L'uomo che inventò la musica nella Seattle etnea
di Redazione

Catania – Dieci anni, ma ancora oggi sembra irreale. Perché Francesco Virlinzi, scomparso nel dicembre 2000, è una presenza continua nella musica di Catania (e non solo), nelle persone che hanno ancora un sogno da inseguire, negli artisti che si lasciano condurre dal proprio istinto piuttosto che dai dettami del mercato o delle mode.
Questa è la grande lezione che ci ha lasciato “Checco”, come lo chiamavano gli amici, creando l’etichetta discografica Cyclope, lanciando dal Sud del mondo artisti come Carmen Consoli e Mario Venuti, organizzando allo stadio Cibali il concerto dei Rem, ancora nei ricordi di molti, facendo conoscere Catania al mondo come la Seattle d’Italia.
Questa lezione Nica Midulla, la “mamma rock” di Francesco, che spesso incontriamo ai concerti in giro per il mondo, porta avanti con il tributo che da dieci anni si tiene ogni 28 luglio. E anche stasera (ore 21), sul palco dell’anfiteatro delle Ciminiere di Catania, saliranno sul palco artisti che inseguono con tenacia e caparbietà un sogno, componendo in libertà, lontani dagli ingranaggi del business. Liberi, in una parola. Come Paola Turci, grande amica prima di Francesco e poi di Carmen.
O come Costanza Paternò, interessante talento siciliano che in compagnia del contrabbassista Alessandro Nobile si muove tra la canzone d’autore nostrana e il progetto “Musica Nuda” di Petra Magoni e Ferruccio Spinetti. O, ancora, come The Niro.
«La musica è la mia vita, fin da piccolo, giocando con la batteria di mio padre, sognavo di suonare». L’ha realizzato il suo sogno, e The Niro lo difende dalle sirene del mercato. Insistendo nel cantare in inglese e nel modellare la propria musica e la propria voce ispirandosi ai suoi idoli giovanili: l’America e Jeff Buckley.

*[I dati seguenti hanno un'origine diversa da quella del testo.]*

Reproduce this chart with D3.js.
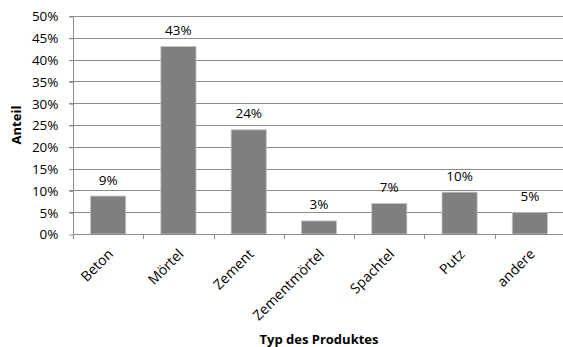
<!DOCTYPE html>
<html>
<head>
<meta charset="utf-8">
<script src="https://cdn.jsdelivr.net/npm/d3@7"></script>
<style>
  html, body { margin: 0; padding: 0; background: #fff; overflow: hidden; }
  svg { display: block; font-family: "Open Sans", "Noto Sans", sans-serif; }
</style>
</head>
<body>
<svg id="chart" width="563" height="347"></svg>
<script>
// Product types and their share
const categories = ["Beton", "Mörtel", "Zement", "Zementmörtel", "Spachtel", "Putz", "andere"];
const shares = [0.087, 0.43, 0.239, 0.03, 0.07, 0.096, 0.049];
const yTicks = [0, 0.05, 0.10, 0.15, 0.20, 0.25, 0.30, 0.35, 0.40, 0.45, 0.50];
const xTitle = "Typ des Produktes";
const yTitle = "Anteil";

const svg = d3.select("#chart");
const plot = { left: 73, right: 565, top: 16, bottom: 234 };

const x = d3.scaleBand().domain(categories).range([plot.left, plot.right]).paddingInner(0.5).paddingOuter(0.25);
const xEdge = d3.scaleLinear().domain([0, categories.length]).range([plot.left, plot.right]);
const y = d3.scaleLinear().domain([0, 0.5]).range([plot.bottom, plot.top]);
const pct = d3.format(".0%");

// Horizontal gridlines
svg.append("g")
  .selectAll("line")
  .data(yTicks.slice(1))
  .join("line")
  .attr("x1", plot.left - 4).attr("x2", plot.right)
  .attr("y1", d => Math.round(y(d)) + 0.5).attr("y2", d => Math.round(y(d)) + 0.5)
  .attr("stroke", "#8c8c8c").attr("stroke-width", 1);

// Y axis
const yAxis = d3.axisLeft(y).tickValues(yTicks).tickFormat(pct).tickSize(4).tickPadding(11);
const gy = svg.append("g").attr("transform", `translate(${plot.left + 0.5},0.5)`).call(yAxis);
gy.select(".domain").attr("stroke", "#8c8c8c").attr("d", `M0,${plot.top}V${plot.bottom}`);
gy.selectAll(".tick line").attr("stroke", "#8c8c8c");
gy.selectAll(".tick text").attr("fill", "#000").style("font-size", "13.5px").style("font-family", "Open Sans");

// Bars
svg.append("g")
  .selectAll("rect")
  .data(categories)
  .join("rect")
  .attr("x", d => x(d))
  .attr("y", (d, i) => y(shares[i]))
  .attr("width", x.bandwidth())
  .attr("height", (d, i) => y(0) - y(shares[i]))
  .attr("fill", "#7f7f7f")
  .attr("stroke", "#c4c4c4")
  .attr("stroke-width", 0.8);

// X axis line and category boundary ticks
svg.append("line")
  .attr("x1", plot.left).attr("x2", plot.right)
  .attr("y1", plot.bottom + 0.5).attr("y2", plot.bottom + 0.5)
  .attr("stroke", "#8c8c8c");
svg.append("g")
  .selectAll("line")
  .data(d3.range(categories.length + 1))
  .join("line")
  .attr("x1", d => Math.round(xEdge(d)) + 0.5).attr("x2", d => Math.round(xEdge(d)) + 0.5)
  .attr("y1", plot.bottom).attr("y2", plot.bottom + 5)
  .attr("stroke", "#8c8c8c");

// Category labels, rotated
svg.append("g")
  .selectAll("text")
  .data(categories)
  .join("text")
  .attr("transform", d => `translate(${x(d) + x.bandwidth() / 2 + 6},${plot.bottom + 21}) rotate(-45)`)
  .attr("text-anchor", "end")
  .attr("fill", "#000")
  .style("font-size", "14px")
  .text(d => d);

// Value labels
svg.append("g")
  .selectAll("text")
  .data(categories)
  .join("text")
  .attr("x", d => x(d) + x.bandwidth() / 2)
  .attr("y", (d, i) => y(shares[i]) - 11.5)
  .attr("text-anchor", "middle")
  .attr("fill", "#000")
  .style("font-size", "13.5px")
  .text((d, i) => pct(shares[i]));

// Axis titles
svg.append("text")
  .attr("x", 319).attr("y", 344)
  .attr("text-anchor", "middle")
  .style("font-size", "13px").style("font-weight", "bold")
  .text(xTitle);
svg.append("text")
  .attr("transform", `translate(21,${(plot.top + plot.bottom) / 2}) rotate(-90)`)
  .attr("text-anchor", "middle")
  .style("font-size", "13px").style("font-weight", "bold")
  .text(yTitle);
</script>
</body>
</html>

«Ma non sono un esterofilo, ammiro molto Battisti, le sue canzoni sono attuali ancora oggi. E poi De André, Battiato». Già, perché dietro quel nome che profuma di cinema, si nasconde un ragazzo romano. Davide Combusti, sulla carta d’identità, trentenne di Montesacro.
The Niro non ha mai conosciuto Francesco Virlinzi, se non per sentito dire. «Però è stato importante l’incontro con Carmen Consoli – racconta – Io aprivo i suoi concerti londinesi e una sera c’era il responsabile della Universal inglese. Mi ascoltò e il giorno dopo telefonò ai responsabili italiani della Major segnalando il mio nome».
The Niro si chiamava la band con cui suonava all’alba del Duemila. «Quando il gruppo si sciolse, mi è rimasto il nome». E la determinazione. «Nella musica ho investito ogni risorsa – spiega – Suono ovunque mi chiamino, anche nei concerti in casa. Non spendo per gli abiti, mi taglio i capelli da solo, si vede no?». Ha gli occhi chiari, un ovale decisamente fotogenico, i basettoni irregolari. Ed è un po’ fuori allenamento. «E’ che da due settimane ho smesso di fumare ed ho messo su un po’ di chili». Che difficilmente riesce a smaltire davanti a una pasta alla norma, a una parmigiana di melenzane bianche o a una caponata con capperi di Salina, prelibatezze, «tutte siciliane», preparate da Nica Midulla per l’ospite.
The Niro ha tenuto concerti negli Stati Uniti, in Francia e in Gran Bretagna. E’ stimatissimo all’estero per le sue canzoni, per le sue liriche evocative. Lo hanno contattato anche produttori d’oltre Oceano, Eppure lui continua la sua “battaglia” in Italia. «Mi hanno chiesto più volte di cantare in italiano, l’anno scorso mi hanno anche invitato a Sanremo – dice – Ma la lingua inglese, dal punto di vista della metrica, mi offre maggiori libertà, riesce a coniugarsi meglio con la mia musica. Ho il timore che, usando l’italiano, le mie canzoni possano perdere tutta l’intensità, diventando retoriche». E, raccogliendo la chitarra scordata del piccolo Francesco jr. Virlinzi, dà un saggio delle sue capacità interpretative, delle sue enormi doti vocali. Da brividi.
Emozioni che stasera, insieme con la sua band elettrica, rafforzata dalle tastiere, trasmetterà al pubblico delle Ciminiere scorrazzando tra il suo ultimo album, Best wishes, ed il primo.